Rio Maior
- Full name: União Desportiva Rio Maior
- Founded: 1945
- Dissolved: 2010
- Ground: Municipal de Rio Maior
- Capacity: 7,000
- 2008–09: Terceira Divisão Série E, 3rd
| Home colours | Away colours |

= U.D. Rio Maior =

Defunct association football club in Portugal

União Desportiva Rio Maior was a Portuguese association football club, founded in Rio Maior in 1945. It was dissolved in 2010 and last competed in the Terceira Divisão.

==History==
Founded on 1 September 1945 under the name of C.F. Os Mineiros, the club changed to U.D. Rio Maior in 1976 and reached the Terceira Divisão in 1978. Two seasons later, Rio Maior achieved another promotion, to the Segunda Divisão; their first season in the second division had Jesualdo Ferreira as manager.

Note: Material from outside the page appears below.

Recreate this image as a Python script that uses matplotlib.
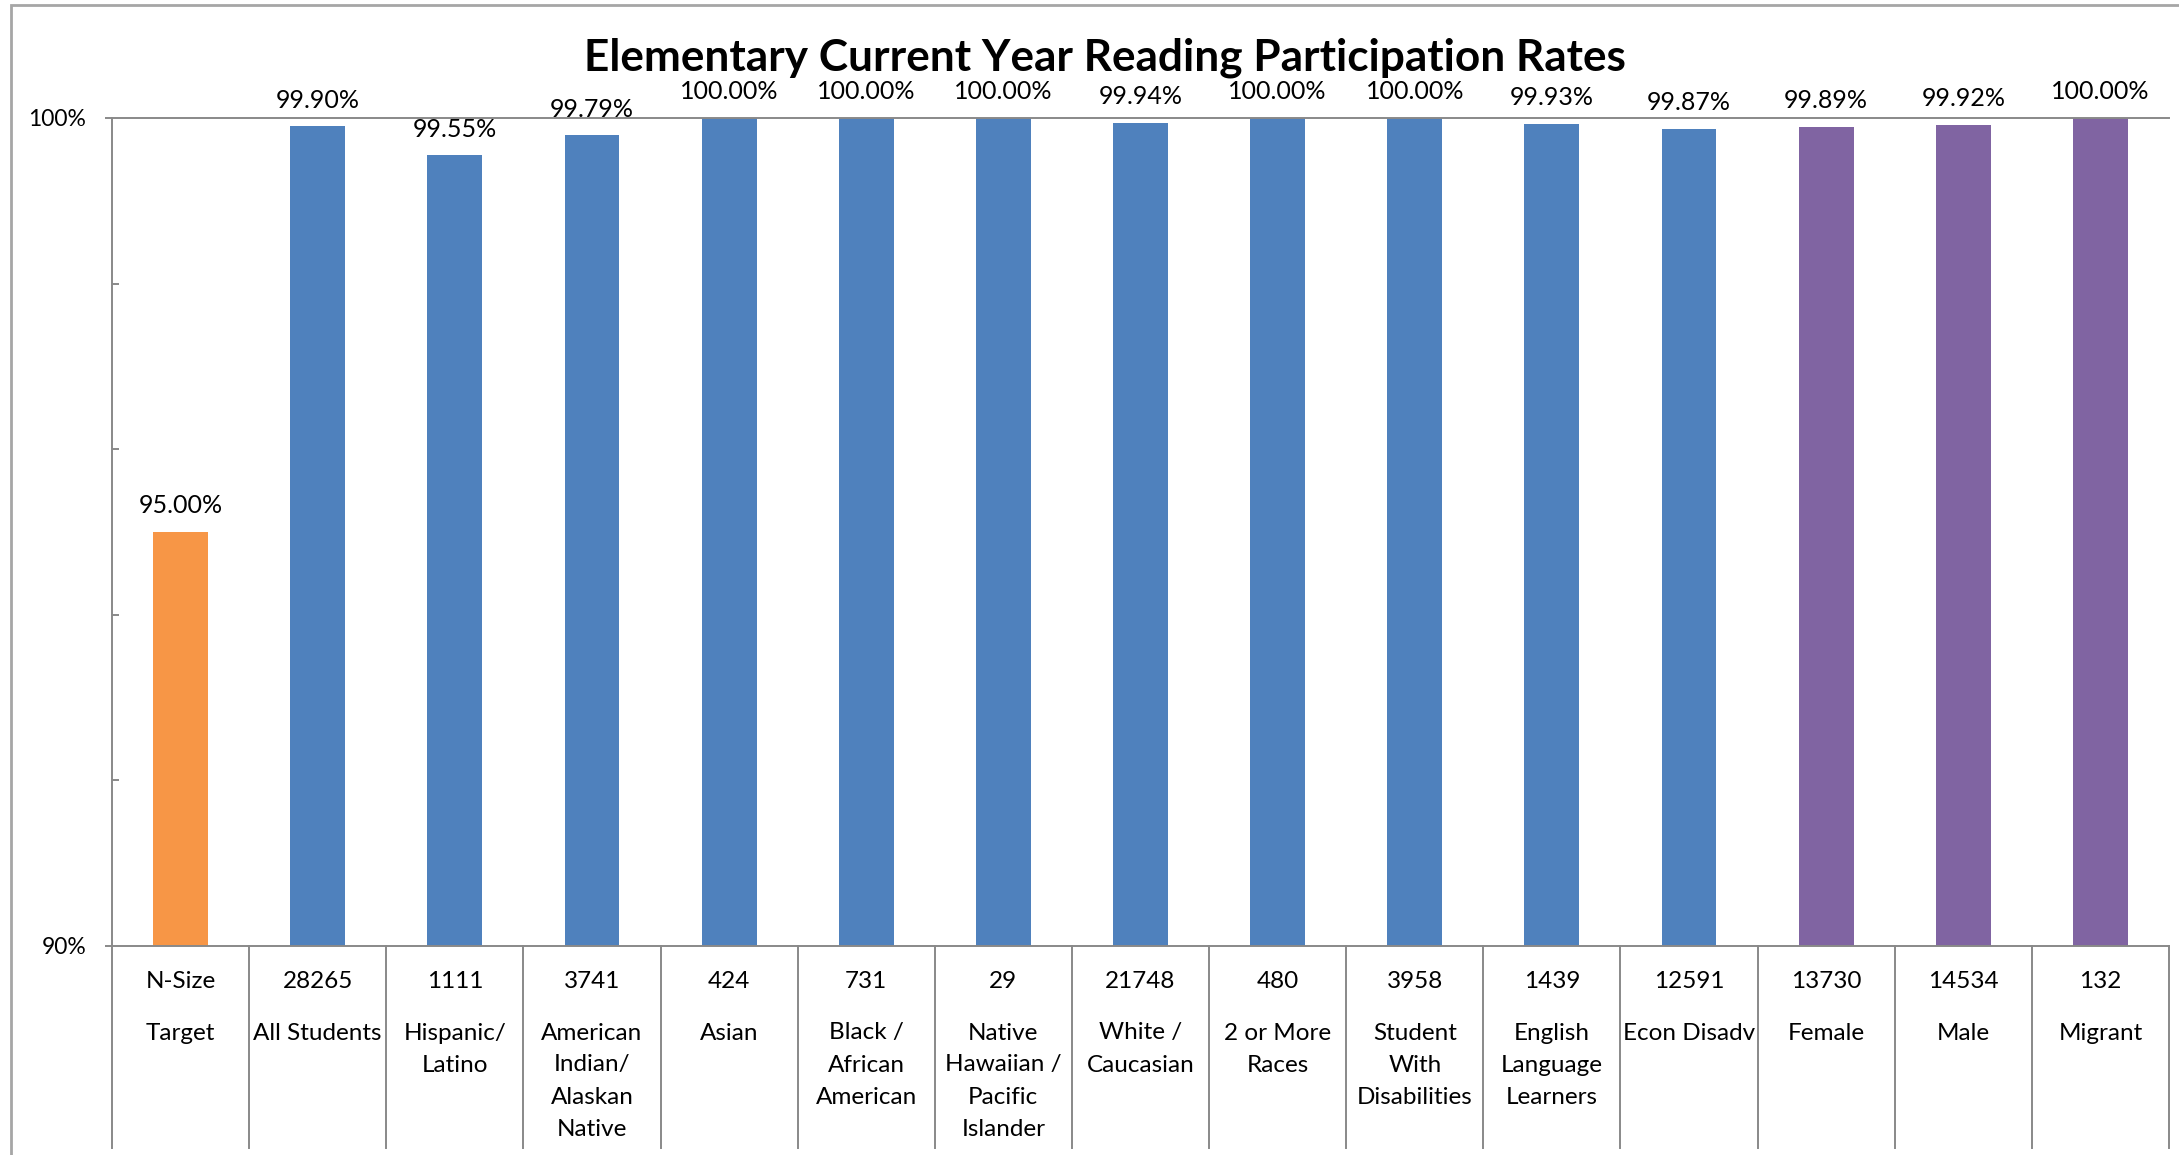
import numpy as np
import matplotlib
matplotlib.use("Agg")
import matplotlib.pyplot as plt
import matplotlib.patches as mpatches
import matplotlib.ticker as mticker

# ---------------------------------------------------------------------------
# Data
# ---------------------------------------------------------------------------
categories = [
    "Target", "All Students", "Hispanic/\nLatino",
    "American\nIndian/\nAlaskan\nNative", "Asian", "Black /\nAfrican\nAmerican",
    "Native\nHawaiian /\nPacific\nIslander", "White /\nCaucasian",
    "2 or More\nRaces", "Student\nWith\nDisabilities",
    "English\nLanguage\nLearners", "Econ Disadv", "Female", "Male", "Migrant",
]
n_sizes = ["N-Size", "28265", "1111", "3741", "424", "731", "29", "21748",
           "480", "3958", "1439", "12591", "13730", "14534", "132"]
rates = [95.00, 99.90, 99.55, 99.79, 100.00, 100.00, 100.00, 99.94,
         100.00, 100.00, 99.93, 99.87, 99.89, 99.92, 100.00]
groups = ["target"] + ["race"] * 11 + ["gender"] * 3

colors = {"target": "#F79646", "race": "#4F81BD", "gender": "#8064A2"}
FONT = "Lato"
W, H = 2179, 1155
DPI = 100

fig = plt.figure(figsize=(W / DPI, H / DPI), dpi=DPI)
ax = fig.add_axes([112 / W, 1 - 946 / H, (2169 - 112) / W, (946 - 118) / H])

x = np.arange(len(categories))
bars = ax.bar(x, rates, width=0.40, color=[colors[g] for g in groups], zorder=2)

ax.set_xlim(-0.5, len(categories) - 0.5)
ax.set_ylim(90, 100)

# value labels
for xi, v in zip(x, rates):
    ax.annotate(f"{v:.2f}%", (xi, v), xytext=(0, 13.5), textcoords="offset points",
                ha="center", va="baseline", fontsize=18, family=FONT,
                color="#000000", clip_on=False)

# axes styling
grey = "#898989"
ax.spines["right"].set_visible(False)
for side in ["left", "bottom", "top"]:
    ax.spines[side].set_color(grey)
    ax.spines[side].set_linewidth(1.4)

ax.yaxis.set_major_locator(mticker.FixedLocator([90, 100]))
ax.yaxis.set_minor_locator(mticker.FixedLocator([92, 94, 96, 98]))
ax.yaxis.set_major_formatter(mticker.FuncFormatter(lambda v, p: f"{v:.0f}%"))
ax.tick_params(axis="y", which="major", direction="out", length=5, width=1.4,
               color=grey, pad=13.5, labelsize=16.5)
ax.tick_params(axis="y", which="minor", direction="in", length=5, width=1.4, color=grey)
for lbl in ax.get_yticklabels():
    lbl.set_family(FONT)
ax.set_xticks([])

# table under the axis
px = 1.0 / (946 - 118)  # one pixel in axes units
for b in np.arange(len(categories) + 1) - 0.5:
    ax.plot([b, b], [0, -(1148 - 946) * px], color=grey, lw=1.4,
            transform=ax.get_xaxis_transform(), clip_on=False)

for xi, n, cat in zip(x, n_sizes, categories):
    ax.text(xi, -(981 - 946) * px, n, ha="center", va="center", fontsize=17.5,
            family=FONT, transform=ax.get_xaxis_transform())
    for k, line in enumerate(cat.split("\n")):
        ax.text(xi, -(1033 - 946 + 32 * k) * px, line, ha="center", va="center",
                fontsize=17.5, family=FONT, transform=ax.get_xaxis_transform())

# title
fig.text(1105 / W, 1 - 58 / H, "Elementary Current Year Reading Participation Rates",
         ha="center", va="center", fontsize=31.8, fontweight="bold", family=FONT)

# outer chart border
fig.patches.append(mpatches.Rectangle((11 / W, -0.1), 1.2, 1.1 - 5 / H,
                                      transform=fig.transFigure, fill=False,
                                      edgecolor="#A6A6A6", lw=2.0))

fig.savefig("out.png", dpi=DPI)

Relegated in 1983, Rio Maior suffered another relegation in 1998, being down to the Distritais before returning to the Third Division in 2002 (now the fourth level), and to the Second Division three seasons later. Ahead of the 2009–10 campaign, Rio Maior's players started a strike after having unpaid wages, and later terminated their contracts with the club; Rio Maior later folded.